Exactly the lines from the line containing "Output the web" through the line containing "const yRange = [-2.3, 102.3];" are to be echoed, with both included and pictures left out.

─── Exercise data ───

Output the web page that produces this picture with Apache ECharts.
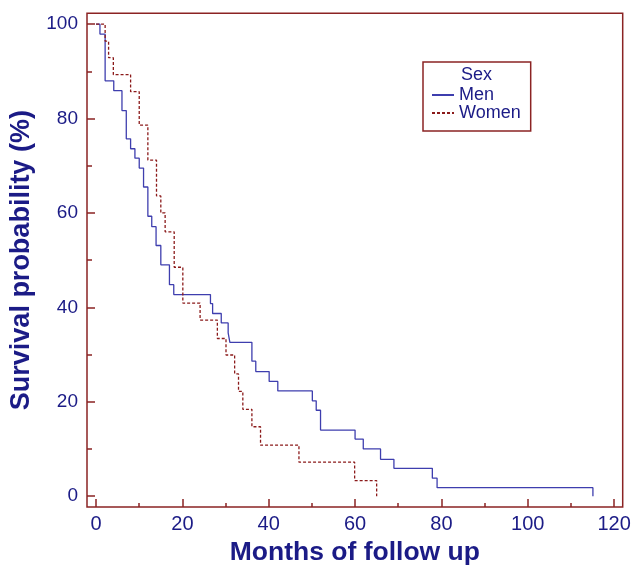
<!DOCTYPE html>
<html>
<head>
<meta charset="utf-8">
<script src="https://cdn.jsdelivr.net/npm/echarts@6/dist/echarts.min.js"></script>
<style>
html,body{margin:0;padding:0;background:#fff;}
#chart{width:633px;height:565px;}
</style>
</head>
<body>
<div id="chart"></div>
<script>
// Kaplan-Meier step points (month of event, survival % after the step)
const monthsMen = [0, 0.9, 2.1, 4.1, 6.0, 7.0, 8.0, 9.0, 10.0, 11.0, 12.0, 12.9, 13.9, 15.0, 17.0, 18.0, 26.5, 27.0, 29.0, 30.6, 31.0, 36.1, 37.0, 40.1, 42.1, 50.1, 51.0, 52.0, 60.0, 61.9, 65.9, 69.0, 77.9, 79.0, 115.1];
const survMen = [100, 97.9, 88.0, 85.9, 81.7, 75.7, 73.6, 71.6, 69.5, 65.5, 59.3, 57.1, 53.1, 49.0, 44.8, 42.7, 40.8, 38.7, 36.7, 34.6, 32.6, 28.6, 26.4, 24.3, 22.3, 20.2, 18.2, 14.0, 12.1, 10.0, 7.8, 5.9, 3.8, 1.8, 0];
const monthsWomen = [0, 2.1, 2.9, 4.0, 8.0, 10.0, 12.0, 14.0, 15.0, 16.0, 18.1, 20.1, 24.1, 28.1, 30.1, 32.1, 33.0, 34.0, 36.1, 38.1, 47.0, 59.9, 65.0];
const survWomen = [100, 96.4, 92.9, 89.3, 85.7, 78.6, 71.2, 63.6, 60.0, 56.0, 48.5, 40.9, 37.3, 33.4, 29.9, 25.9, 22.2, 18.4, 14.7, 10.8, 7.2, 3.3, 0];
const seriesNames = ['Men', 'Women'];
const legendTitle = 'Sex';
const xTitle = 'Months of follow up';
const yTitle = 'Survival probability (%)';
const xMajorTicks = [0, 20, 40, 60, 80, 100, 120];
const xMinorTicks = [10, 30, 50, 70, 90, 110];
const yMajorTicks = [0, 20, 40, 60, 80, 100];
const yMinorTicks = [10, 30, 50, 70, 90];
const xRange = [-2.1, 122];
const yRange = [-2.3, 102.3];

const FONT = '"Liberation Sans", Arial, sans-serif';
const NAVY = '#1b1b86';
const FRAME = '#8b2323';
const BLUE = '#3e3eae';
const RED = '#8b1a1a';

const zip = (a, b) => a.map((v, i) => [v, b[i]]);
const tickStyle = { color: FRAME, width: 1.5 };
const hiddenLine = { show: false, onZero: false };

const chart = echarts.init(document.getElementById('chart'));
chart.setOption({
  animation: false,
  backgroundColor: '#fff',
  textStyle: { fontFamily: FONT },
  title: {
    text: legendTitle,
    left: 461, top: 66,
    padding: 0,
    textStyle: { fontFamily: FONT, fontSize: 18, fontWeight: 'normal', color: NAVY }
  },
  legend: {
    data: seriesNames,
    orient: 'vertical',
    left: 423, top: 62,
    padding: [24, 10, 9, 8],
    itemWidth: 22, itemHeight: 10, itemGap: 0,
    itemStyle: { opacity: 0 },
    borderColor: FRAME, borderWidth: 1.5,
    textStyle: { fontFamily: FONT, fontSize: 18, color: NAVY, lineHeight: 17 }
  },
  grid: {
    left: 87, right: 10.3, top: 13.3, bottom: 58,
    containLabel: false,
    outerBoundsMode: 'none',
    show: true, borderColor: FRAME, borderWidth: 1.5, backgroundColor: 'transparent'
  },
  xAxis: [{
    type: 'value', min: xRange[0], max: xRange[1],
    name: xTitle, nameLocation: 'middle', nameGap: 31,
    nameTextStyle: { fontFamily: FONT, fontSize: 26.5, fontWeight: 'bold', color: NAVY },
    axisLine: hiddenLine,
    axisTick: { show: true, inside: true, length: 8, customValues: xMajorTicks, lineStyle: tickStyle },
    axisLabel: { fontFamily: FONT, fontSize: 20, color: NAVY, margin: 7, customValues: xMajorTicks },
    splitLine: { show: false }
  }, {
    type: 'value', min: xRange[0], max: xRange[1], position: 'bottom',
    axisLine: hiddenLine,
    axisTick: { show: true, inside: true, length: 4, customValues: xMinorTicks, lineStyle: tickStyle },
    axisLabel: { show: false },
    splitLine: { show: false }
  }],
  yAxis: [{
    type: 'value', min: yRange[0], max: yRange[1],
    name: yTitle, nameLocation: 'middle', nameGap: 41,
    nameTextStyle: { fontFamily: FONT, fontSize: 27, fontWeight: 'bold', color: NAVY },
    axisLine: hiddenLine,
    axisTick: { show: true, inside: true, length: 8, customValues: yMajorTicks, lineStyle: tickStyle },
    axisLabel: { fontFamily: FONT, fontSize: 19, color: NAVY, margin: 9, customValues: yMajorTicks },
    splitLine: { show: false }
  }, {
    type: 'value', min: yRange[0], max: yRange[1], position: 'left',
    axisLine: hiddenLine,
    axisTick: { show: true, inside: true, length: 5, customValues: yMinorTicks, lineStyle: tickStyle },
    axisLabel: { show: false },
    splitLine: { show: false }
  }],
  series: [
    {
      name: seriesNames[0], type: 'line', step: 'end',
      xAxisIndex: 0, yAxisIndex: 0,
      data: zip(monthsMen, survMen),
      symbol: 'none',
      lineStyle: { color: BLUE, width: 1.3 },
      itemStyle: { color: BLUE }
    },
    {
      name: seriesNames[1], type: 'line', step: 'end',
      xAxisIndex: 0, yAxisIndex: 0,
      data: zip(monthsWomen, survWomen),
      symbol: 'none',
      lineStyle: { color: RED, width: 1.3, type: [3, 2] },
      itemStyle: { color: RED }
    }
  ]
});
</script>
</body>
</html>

───
─── Exercise data ───

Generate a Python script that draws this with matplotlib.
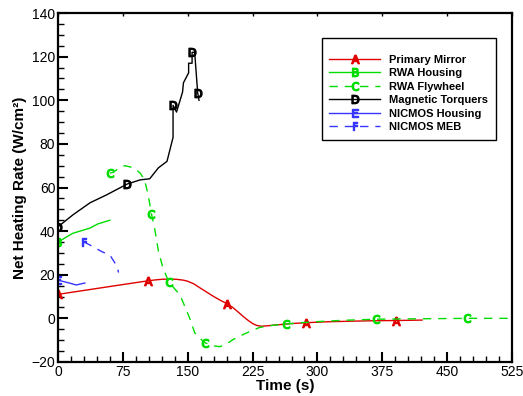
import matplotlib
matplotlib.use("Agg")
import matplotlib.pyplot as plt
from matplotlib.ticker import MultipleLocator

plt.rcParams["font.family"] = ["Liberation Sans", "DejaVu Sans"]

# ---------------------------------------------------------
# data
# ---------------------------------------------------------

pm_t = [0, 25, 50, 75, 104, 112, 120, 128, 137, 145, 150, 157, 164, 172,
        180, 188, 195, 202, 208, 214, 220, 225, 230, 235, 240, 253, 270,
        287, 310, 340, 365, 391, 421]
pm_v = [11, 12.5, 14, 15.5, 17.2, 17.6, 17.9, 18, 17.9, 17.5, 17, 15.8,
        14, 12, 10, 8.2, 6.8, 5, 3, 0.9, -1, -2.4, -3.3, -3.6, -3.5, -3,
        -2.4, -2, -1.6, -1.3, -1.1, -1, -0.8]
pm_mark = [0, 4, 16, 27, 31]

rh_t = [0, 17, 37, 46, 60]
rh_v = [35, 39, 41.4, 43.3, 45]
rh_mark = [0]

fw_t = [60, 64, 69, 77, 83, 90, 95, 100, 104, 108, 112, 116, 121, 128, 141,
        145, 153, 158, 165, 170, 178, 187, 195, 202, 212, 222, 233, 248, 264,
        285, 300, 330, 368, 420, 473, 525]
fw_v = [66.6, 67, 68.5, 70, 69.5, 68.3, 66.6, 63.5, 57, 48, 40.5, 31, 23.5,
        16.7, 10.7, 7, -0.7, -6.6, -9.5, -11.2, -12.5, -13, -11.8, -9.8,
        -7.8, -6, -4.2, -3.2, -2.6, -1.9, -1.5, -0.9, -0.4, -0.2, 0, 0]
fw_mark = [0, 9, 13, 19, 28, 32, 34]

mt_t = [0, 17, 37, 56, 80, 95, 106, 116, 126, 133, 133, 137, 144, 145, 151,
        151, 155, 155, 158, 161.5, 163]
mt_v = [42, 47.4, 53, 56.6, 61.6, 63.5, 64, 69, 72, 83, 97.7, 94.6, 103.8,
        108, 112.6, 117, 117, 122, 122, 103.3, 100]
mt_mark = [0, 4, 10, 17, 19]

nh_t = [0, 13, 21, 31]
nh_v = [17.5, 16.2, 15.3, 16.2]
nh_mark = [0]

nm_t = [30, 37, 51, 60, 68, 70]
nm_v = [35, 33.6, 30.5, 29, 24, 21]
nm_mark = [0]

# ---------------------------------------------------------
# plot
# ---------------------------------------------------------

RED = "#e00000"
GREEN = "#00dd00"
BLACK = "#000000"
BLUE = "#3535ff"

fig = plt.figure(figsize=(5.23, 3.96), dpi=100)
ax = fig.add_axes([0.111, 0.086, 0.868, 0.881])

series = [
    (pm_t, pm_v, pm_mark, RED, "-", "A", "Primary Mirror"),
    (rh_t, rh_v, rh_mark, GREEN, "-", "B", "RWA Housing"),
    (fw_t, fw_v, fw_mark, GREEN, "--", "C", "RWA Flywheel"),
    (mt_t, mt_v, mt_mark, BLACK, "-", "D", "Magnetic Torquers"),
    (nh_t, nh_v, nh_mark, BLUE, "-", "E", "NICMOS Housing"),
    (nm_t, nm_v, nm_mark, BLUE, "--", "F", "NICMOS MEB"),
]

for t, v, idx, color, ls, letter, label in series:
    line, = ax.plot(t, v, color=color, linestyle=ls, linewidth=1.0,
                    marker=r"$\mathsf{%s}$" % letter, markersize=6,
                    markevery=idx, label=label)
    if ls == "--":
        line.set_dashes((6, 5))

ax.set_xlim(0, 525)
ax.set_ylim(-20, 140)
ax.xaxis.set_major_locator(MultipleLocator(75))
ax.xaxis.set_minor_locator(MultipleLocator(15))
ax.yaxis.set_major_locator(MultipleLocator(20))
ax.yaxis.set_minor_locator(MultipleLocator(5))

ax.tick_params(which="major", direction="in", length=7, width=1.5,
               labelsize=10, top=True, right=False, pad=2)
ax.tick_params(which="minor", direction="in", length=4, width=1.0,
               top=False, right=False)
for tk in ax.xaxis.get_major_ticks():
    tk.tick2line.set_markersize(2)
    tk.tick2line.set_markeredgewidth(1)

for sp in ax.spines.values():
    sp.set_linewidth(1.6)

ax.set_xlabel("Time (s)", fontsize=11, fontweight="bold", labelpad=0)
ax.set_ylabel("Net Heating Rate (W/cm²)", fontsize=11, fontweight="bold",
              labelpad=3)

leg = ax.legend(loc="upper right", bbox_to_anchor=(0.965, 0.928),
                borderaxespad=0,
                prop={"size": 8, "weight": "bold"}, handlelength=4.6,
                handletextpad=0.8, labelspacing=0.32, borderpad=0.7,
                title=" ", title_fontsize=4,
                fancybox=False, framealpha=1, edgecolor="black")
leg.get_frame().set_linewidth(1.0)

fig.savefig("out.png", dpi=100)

───
─── Exercise data ───

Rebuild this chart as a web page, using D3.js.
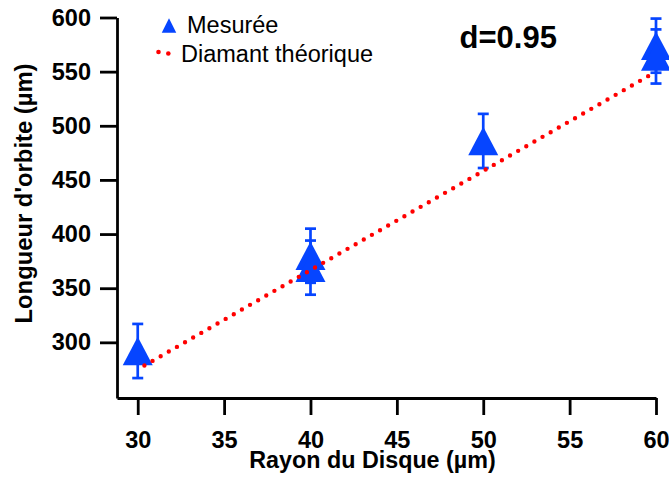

───

→ Expected output:
Output the web page that produces this picture with Apache ECharts.
<!DOCTYPE html>
<html>
<head>
<meta charset="utf-8">
<script src="https://cdn.jsdelivr.net/npm/echarts@6/dist/echarts.min.js"></script>
<style>
html,body{margin:0;padding:0;background:#fff;}
#chart{width:633px;height:565px;}
</style>
</head>
<body>
<div id="chart"></div>
<script>
// Kaplan-Meier step points (month of event, survival % after the step)
const monthsMen = [0, 0.9, 2.1, 4.1, 6.0, 7.0, 8.0, 9.0, 10.0, 11.0, 12.0, 12.9, 13.9, 15.0, 17.0, 18.0, 26.5, 27.0, 29.0, 30.6, 31.0, 36.1, 37.0, 40.1, 42.1, 50.1, 51.0, 52.0, 60.0, 61.9, 65.9, 69.0, 77.9, 79.0, 115.1];
const survMen = [100, 97.9, 88.0, 85.9, 81.7, 75.7, 73.6, 71.6, 69.5, 65.5, 59.3, 57.1, 53.1, 49.0, 44.8, 42.7, 40.8, 38.7, 36.7, 34.6, 32.6, 28.6, 26.4, 24.3, 22.3, 20.2, 18.2, 14.0, 12.1, 10.0, 7.8, 5.9, 3.8, 1.8, 0];
const monthsWomen = [0, 2.1, 2.9, 4.0, 8.0, 10.0, 12.0, 14.0, 15.0, 16.0, 18.1, 20.1, 24.1, 28.1, 30.1, 32.1, 33.0, 34.0, 36.1, 38.1, 47.0, 59.9, 65.0];
const survWomen = [100, 96.4, 92.9, 89.3, 85.7, 78.6, 71.2, 63.6, 60.0, 56.0, 48.5, 40.9, 37.3, 33.4, 29.9, 25.9, 22.2, 18.4, 14.7, 10.8, 7.2, 3.3, 0];
const seriesNames = ['Men', 'Women'];
const legendTitle = 'Sex';
const xTitle = 'Months of follow up';
const yTitle = 'Survival probability (%)';
const xMajorTicks = [0, 20, 40, 60, 80, 100, 120];
const xMinorTicks = [10, 30, 50, 70, 90, 110];
const yMajorTicks = [0, 20, 40, 60, 80, 100];
const yMinorTicks = [10, 30, 50, 70, 90];
const xRange = [-2.1, 122];
const yRange = [-2.3, 102.3];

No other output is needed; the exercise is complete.